1. A method for processing a failure, performed in a network apparatus connected to at least one controller, the method comprising:

predicting a failure of the network apparatus; and

when the failure of the network apparatus is predicted, notifying the at least one controller that the network apparatus will be down.

2. The method according to claim 1, wherein when the failure of the network apparatus is predicted, the network apparatus notifies the at least one controller that the network apparatus will be down by including information on a time at which the network apparatus will be down.

3. The method according to claim 1, wherein a time stamp generated by the network apparatus is used as the information on the time at which the network apparatus will be down.

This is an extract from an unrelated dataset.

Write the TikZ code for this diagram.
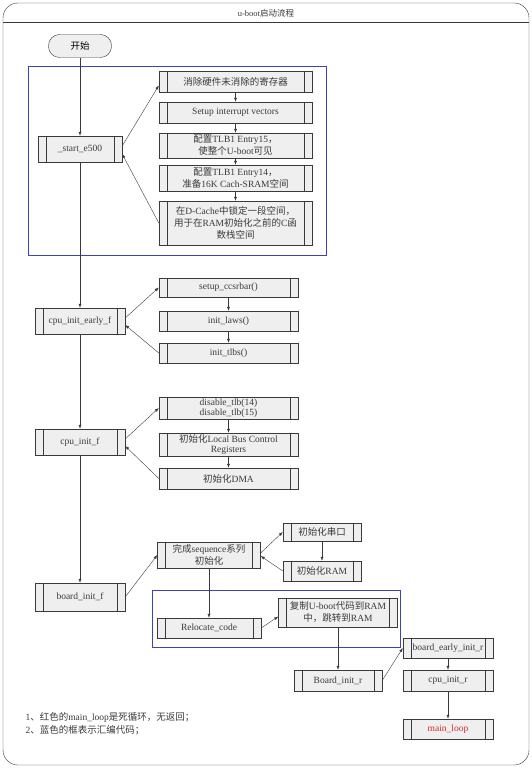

4. The method according to claim 1, wherein the notifying the at least one controller that the network apparatus will be down further includes:

searching a storage part storing a list of the at least controller for a controller related to the network apparatus; and

transmitting, to the searched controller, a message notifying that the network apparatus will be down.

5. The method according to claim 1, wherein a message broker relays messages between the at least one controller and the network apparatus.

6. A method for processing a failure, performed in a network apparatus connected to at least one controller, the method comprising:

restarting after recovering a failure; and

transmitting information on the restarting to the at least one controller in order to notify the failure to the at least one controller.

7. The method according to claim 6, wherein, in the transmitting information on the restarting to the at least one controller, an unpredictable failure occurring in the network apparatus is notified to the at least one controller by using the information on the restarting.

8. The method according to claim 6, wherein the failure of the network apparatus is notified to the at least one controller, by including information on a number of restarts of the network apparatus in the information on the restarting.

9. The method according to claim 6, wherein the transmitting information on the restarting to the at least one controller further includes:

transmitting; to the searched controller, the information on the restarting.

10. The method according to claim 6, wherein a message broker relays messages between the at least one controller and the network apparatus.

11. A method for processing a failure, performed in a network apparatus connected to at least one controller; the method comprising:

receiving information according to a type of a failure occurring in the network apparatus from the network apparatus; and

processing the failure based on the information according to the type of the failure.

12. The method according to claim 11, wherein the information according to the type of the failure includes,

information notifying that the network apparatus will be down, when the failure of the network apparatus is predictable, or

information notifying that the network apparatus has been restarted, when the failure of the network apparatus is unpredictable.

13. The method according to claim 11, wherein, in the receiving information according to the type of the failure, information on a time at which the network apparatus will be down is received, when the failure of the network apparatus is predictable.

14. The method according to claim 13, wherein a time stamp generated by the network apparatus is used as the information on the time at which the network apparatus will be down.

15. The method according to claim 11, wherein, in the receiving information according to the type of the failure, information on a number of restarts of the network apparatus is received when the failure of the network apparatus is unpredictable.

16. The method according to claim 11, wherein, in the processing the failure based on the information according to the type of the failure, transmission of a message to be transmitted to the network apparatus in which the failure occurs is suspended, and the message is recorded in a log.

17. The method according to claim 11, wherein a message broker relays messages between the at least one controller and the network apparatus.